One marriage, four children and many years later I met Deb.  Bold, brash, and blonde, Deb was as tall as I, but slender where I was more curvy.  We worked together and she brought me out of my shell.  I’d always been sort of quiet, afraid to risk rejection or make waves.  Deb had no such fear.  She was funny and cheeky and loved a good time.  After she started working in our office a group of us would go into The City to dance and drink beer.  As the adult child of an alcoholic, I was playing with fire, but it was so freeing.  I don’t know how else to explain it – it just felt good to go out and play.  Deb was the friend who recognized the symptoms of my child abuse (another survivor often can see what others cannot) and recommended a book that changed my life.  I went back to the therapist I’d seen immediately after my divorce and I started meeting with a group of other survivors.
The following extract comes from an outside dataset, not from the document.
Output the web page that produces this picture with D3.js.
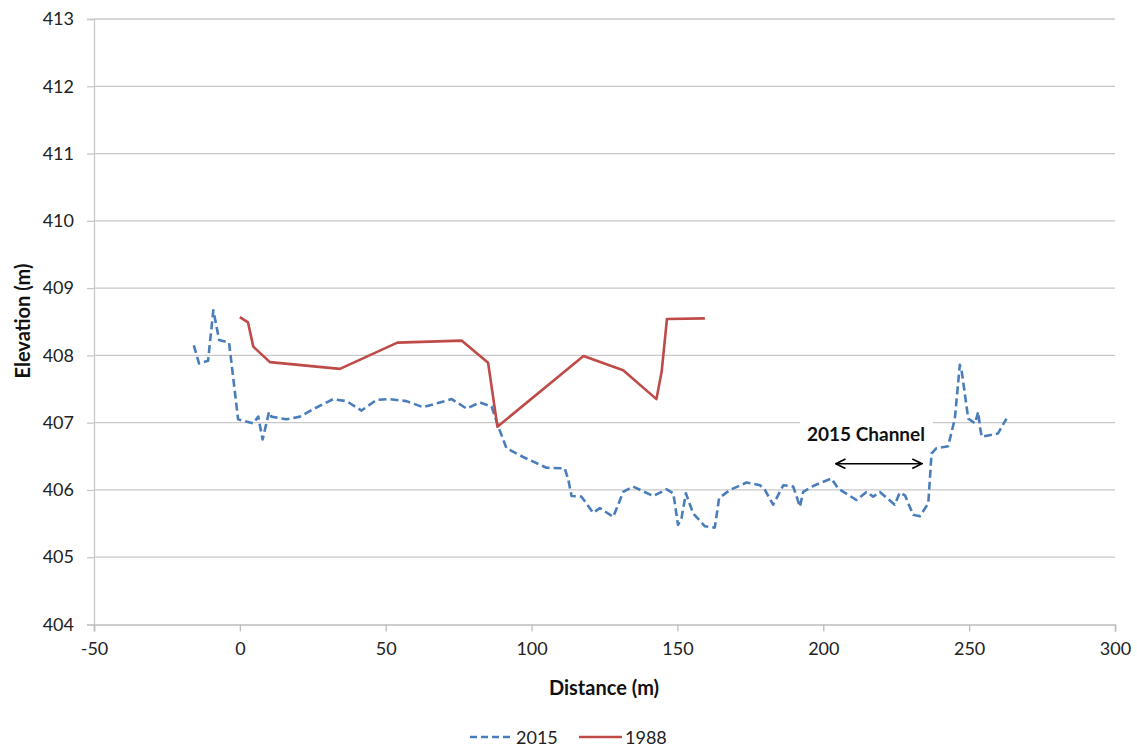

I thought Deb and I would be friends forever.  She and her husband moved out of state and not long after I moved to the same state and went to work at the law firm where she was employed.  Even though we didn’t live all that far from each other we didn’t do much socializing outside of work.  Eventually, they moved again for her husband’s work and we lost touch for a bit.  During that time she went through breast cancer treatment and I followed her progress via email, the occasional phone call and Facebook posts.  Then a couple of years ago they moved yet again, back to the Midwest where the rest of her family lives.  If I got back on Facebook she’d “friend” me for sure.  We still email once in a while. But we’ve lost touch overall.  I’ve come to believe the chief reason she came into my life was to steer me toward therapy.  Once I was on the road to recovery, her work was done and she moved on to others who needed her.
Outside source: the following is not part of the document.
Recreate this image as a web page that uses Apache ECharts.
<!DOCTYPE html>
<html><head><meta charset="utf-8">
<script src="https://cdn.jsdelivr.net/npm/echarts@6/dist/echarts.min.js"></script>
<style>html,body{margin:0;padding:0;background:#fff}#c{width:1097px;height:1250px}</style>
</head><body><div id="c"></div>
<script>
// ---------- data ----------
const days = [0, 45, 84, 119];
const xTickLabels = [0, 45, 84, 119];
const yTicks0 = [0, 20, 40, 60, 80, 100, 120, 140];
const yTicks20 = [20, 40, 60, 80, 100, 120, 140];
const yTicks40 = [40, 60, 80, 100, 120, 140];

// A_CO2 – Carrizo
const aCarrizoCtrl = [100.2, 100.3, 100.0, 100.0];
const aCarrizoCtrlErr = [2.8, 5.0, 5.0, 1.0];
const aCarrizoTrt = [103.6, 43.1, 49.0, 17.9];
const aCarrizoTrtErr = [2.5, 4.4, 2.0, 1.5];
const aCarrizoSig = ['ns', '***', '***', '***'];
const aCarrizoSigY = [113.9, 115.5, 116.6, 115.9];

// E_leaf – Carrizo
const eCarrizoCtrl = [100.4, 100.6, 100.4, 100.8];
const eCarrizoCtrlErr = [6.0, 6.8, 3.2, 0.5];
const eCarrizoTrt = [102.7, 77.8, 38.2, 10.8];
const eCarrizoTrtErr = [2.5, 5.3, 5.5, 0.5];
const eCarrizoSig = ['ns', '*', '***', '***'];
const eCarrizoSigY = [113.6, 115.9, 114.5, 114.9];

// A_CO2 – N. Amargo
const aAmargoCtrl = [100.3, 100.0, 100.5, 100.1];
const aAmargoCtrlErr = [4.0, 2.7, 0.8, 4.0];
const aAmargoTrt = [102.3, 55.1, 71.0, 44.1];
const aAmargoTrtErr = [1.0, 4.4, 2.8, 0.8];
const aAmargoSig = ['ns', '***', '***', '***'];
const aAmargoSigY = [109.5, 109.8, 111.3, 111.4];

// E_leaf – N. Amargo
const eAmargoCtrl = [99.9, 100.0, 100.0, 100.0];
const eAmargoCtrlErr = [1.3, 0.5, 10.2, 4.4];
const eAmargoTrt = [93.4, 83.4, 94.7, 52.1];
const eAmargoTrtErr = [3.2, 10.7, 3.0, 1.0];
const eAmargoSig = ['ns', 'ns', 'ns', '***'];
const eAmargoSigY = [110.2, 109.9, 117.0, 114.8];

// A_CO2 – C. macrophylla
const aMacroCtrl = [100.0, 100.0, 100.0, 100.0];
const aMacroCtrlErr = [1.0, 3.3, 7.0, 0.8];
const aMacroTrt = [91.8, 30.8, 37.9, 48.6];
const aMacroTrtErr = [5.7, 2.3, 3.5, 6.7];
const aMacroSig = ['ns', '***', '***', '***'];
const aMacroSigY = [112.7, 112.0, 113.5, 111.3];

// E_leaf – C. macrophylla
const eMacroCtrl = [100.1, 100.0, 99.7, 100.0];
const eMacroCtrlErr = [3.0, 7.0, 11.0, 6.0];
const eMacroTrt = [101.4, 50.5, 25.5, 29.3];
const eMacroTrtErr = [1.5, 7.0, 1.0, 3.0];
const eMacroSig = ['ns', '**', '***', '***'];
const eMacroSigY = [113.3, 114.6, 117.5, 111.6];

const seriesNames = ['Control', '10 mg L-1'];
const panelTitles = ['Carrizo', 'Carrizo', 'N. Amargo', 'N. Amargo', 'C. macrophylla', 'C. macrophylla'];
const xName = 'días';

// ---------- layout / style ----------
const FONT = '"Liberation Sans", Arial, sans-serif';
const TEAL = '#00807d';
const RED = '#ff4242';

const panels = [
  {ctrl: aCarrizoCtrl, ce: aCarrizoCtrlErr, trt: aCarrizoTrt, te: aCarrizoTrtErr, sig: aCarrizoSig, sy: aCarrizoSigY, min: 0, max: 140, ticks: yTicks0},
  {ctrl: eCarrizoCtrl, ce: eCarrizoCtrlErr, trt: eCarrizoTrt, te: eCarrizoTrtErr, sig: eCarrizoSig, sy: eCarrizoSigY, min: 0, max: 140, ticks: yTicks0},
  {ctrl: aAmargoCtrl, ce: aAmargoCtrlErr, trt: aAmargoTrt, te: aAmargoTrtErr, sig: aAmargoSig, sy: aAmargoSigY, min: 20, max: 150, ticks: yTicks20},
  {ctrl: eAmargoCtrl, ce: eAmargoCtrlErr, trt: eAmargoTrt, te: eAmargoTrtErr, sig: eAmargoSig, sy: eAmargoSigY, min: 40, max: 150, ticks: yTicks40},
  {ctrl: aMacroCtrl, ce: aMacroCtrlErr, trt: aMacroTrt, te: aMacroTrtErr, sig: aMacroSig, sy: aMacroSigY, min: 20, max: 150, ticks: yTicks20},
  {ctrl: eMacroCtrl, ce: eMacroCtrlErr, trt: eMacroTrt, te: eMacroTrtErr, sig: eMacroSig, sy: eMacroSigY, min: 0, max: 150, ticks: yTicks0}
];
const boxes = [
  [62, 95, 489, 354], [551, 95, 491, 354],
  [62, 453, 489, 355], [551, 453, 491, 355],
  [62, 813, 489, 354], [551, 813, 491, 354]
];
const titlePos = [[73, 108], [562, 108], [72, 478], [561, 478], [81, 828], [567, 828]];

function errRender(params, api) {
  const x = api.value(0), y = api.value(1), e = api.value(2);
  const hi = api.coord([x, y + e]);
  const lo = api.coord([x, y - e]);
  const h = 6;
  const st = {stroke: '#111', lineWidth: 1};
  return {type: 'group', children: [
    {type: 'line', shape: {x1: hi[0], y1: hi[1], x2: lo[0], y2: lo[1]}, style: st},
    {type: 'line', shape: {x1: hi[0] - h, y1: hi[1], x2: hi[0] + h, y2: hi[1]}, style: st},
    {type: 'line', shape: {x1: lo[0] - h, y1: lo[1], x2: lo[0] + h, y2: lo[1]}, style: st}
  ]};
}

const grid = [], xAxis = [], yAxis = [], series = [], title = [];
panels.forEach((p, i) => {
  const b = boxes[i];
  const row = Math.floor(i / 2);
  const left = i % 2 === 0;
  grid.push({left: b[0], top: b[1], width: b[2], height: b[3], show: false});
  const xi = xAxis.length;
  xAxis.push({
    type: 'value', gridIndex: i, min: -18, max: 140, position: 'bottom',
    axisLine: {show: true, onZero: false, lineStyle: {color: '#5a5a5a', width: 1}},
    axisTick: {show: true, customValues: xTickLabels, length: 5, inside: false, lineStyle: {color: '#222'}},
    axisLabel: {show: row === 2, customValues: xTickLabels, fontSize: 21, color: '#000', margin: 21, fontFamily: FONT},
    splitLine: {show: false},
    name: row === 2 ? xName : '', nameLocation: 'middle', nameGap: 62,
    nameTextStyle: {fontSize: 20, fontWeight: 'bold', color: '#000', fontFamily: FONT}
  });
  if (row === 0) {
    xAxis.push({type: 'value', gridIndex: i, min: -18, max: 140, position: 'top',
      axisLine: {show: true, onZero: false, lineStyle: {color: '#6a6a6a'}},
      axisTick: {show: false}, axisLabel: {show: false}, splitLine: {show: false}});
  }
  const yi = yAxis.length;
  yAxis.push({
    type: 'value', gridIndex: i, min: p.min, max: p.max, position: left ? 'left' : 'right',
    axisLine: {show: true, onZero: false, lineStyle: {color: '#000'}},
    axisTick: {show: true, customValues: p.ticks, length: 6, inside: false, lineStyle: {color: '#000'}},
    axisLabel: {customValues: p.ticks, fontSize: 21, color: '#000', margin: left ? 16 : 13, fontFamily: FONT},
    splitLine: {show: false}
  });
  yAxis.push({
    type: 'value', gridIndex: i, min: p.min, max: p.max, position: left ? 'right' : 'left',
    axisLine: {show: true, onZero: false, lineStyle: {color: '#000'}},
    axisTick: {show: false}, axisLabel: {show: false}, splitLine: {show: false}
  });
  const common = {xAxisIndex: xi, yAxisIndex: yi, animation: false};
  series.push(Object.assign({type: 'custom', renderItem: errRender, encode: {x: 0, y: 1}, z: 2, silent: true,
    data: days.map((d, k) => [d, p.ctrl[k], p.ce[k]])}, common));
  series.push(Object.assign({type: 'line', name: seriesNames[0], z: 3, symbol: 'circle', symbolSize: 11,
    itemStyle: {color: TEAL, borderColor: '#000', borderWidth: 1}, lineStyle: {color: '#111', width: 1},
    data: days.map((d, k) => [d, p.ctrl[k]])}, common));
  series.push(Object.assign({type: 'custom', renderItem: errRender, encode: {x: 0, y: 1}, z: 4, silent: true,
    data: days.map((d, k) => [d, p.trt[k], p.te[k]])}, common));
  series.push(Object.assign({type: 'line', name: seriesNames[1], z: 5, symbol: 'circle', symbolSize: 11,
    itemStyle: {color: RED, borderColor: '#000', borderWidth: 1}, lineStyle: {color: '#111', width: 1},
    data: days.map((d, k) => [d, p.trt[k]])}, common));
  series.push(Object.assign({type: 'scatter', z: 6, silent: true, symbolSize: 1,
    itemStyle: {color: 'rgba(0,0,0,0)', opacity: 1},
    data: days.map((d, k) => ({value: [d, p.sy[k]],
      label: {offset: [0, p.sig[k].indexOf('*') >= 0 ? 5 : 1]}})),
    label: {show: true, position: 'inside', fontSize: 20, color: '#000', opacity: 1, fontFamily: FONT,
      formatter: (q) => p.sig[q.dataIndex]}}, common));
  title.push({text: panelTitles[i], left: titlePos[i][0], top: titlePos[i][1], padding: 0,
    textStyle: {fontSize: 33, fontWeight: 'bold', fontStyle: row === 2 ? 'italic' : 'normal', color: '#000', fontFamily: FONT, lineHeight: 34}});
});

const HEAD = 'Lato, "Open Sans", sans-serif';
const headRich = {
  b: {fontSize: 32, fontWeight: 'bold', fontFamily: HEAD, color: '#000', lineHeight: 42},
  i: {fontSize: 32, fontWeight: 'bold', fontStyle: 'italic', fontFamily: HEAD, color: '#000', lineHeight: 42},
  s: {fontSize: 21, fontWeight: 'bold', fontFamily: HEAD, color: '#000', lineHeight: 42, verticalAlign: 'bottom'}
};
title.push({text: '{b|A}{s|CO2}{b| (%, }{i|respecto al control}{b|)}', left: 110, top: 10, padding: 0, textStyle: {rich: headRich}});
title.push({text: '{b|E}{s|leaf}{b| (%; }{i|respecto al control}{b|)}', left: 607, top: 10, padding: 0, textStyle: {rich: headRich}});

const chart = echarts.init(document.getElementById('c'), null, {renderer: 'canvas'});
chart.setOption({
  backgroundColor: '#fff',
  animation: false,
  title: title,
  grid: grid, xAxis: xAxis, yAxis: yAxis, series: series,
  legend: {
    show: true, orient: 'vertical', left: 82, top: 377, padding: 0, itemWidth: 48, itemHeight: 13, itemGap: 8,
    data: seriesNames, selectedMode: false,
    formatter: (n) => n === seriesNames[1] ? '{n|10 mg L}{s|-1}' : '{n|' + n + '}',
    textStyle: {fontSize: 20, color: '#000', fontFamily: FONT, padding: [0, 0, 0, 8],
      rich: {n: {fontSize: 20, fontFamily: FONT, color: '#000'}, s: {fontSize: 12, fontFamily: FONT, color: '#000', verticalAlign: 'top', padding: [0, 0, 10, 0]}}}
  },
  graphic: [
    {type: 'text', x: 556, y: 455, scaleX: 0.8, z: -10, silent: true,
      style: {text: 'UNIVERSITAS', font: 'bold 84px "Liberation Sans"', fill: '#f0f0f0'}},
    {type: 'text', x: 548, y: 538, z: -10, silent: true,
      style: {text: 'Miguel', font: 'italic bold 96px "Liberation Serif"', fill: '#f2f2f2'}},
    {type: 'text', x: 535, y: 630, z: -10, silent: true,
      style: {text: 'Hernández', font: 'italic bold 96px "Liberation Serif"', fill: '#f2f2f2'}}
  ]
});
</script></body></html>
Another several years later I started an anonymous blog.  I wanted to keep it under wraps from family because it was where I would rant about issues that drove me crazy.  Unfortunately, there was this fear that JD would discover it or I’d let it slip or something and because of that fear I never really unloaded all the frustration, grief or anger there.  But by being online and following other blogs I met L, who is now one of my dearest friends.  Chatting about husbands, daughters, grandchildren, we’ve developed a relationship different from my other friendships but so much richer in my mind.  We’ve actually had the great pleasure of meeting in person a couple of times and we’re in touch by email and text somewhat regularly.  So even though we’re don’t live close enough to meet up often, we still reach out and support each other.  We make each other laugh and we listen when the other needs to vent.  She is the only person in my life who knows about this new blog and knows who Janey really is.

I know nothing is forever but I hope and pray with fingers and toes crossed that L and I are friends for a very, very long time.